BATUHAN YAŞAR- Efendim, yine sorulardan; iktisadi ve idari bilimler fakültesi mezunlarına neden bu kadar oran veriyorsunuz diyorlar, onu da sorayım madem öyle.

MİLLİ EĞİTİM BAKANI ÖMER DİNÇER- Peki, ben başka bir soruyla buna cevap vereyim size. Milli Eğitim Bakanlığı'nın tam bugün öğretmen aldığı 140 veya 141 alan var. Bu alanların herhangi birinde kontenjanı biz gereğinden fazla artırsak, geri kalan 140 alana haksızlık etmiş olmaz mıyız? Siz karar vericisiniz, iktisadi idari bilimler fakültesi mezunu veya fen edebiyat fakültesi mezunu veya tarihçi veya felsefeci, her neyse onların kontenjanlarını artırdığınız zaman geriye kalan 136 alandaki insanların haklarını kim koruyacak. Onun için Milli Eğitim Bakanlığı tekrar söylüyorum; duygulara yahut da birilerinin lobisine boyun eğerek karar veremez. Milli Eğitim Bakanlığı bu yıl son şeyde 40 bin öğretmen aldı. Toplam 160 bin öğretmene ihtiyacımız vardı, bu aşağı yukarı yüzde 25 kontenjanı dolduracaktı. Biz yüzde 25'lik kontenjanımızı bütün illerimize yüzde 25 ihtiyaçlarına göre ve bütün alanlara yüzde 25 dağıtarak kendi içinde bir adalet, kendi içinde bir objektiflik sağladık. Onun için hiç kimse kusura bakmayacak, herkes Milli Eğitim Bakanlığının bu tip politikalarının aslında çok sağlam ve sağlıklı bir şekilde yürüdüğünü görecek ve herkes hakkına razı olacak.

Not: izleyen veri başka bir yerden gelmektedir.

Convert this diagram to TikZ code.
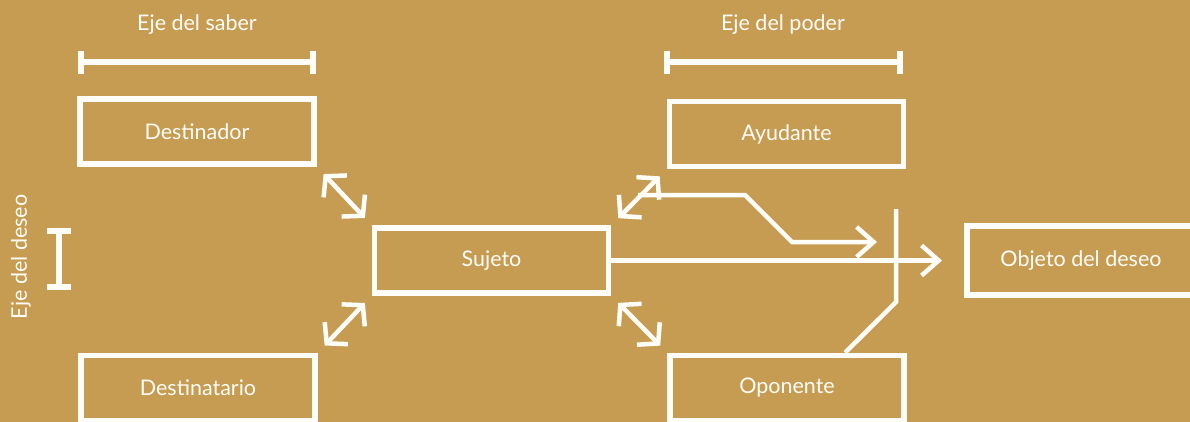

BATUHAN YAŞAR- Efendim, süremiz bitti ama, bir cümleyle cevap alabilmem mümkün mü acaba; bu KPSS dışında öğretmenlere alan sınavı uygulaması bundan sonraki öğretmen alımında uygulanacak mı, uygulanmayacak mı?

MİLLİ EĞİTİM BAKANI ÖMER DİNÇER- Uygulanacak. Önümüzdeki yıl biz 17 alanda alan sınavı yapacağız ve bununla ilgili olarak da hukuki altyapımızı tamamladık, yönetmeliklerimiz çıktı. Nitekim bu sene Temmuz ayında öğretmenlik için sınava giren adaylarımız, ondan önceki dönemlerde sınavda belgesi olan adaylarımız da bilmeliler ki önümüzdeki yıl ellerindeki bugünkü belgeler geçerli değil. Önümüzdeki yıl hem KPSS'ye, hem de alan sınavına girmek durumundalar, aksi takdirde öğretmenliğe müracaat edemezler.

BATUHAN YAŞAR- Milli Eğitim Bakanı Sayın Ömer Dinçer, efendim sorularımızı cevaplandırdınız, yayınımıza katıldınız, çok teşekkür ediyoruz.

MİLLİ EĞİTİM BAKANI ÖMER DİNÇER- Ben de çok teşekkür ediyorum, sağ olun.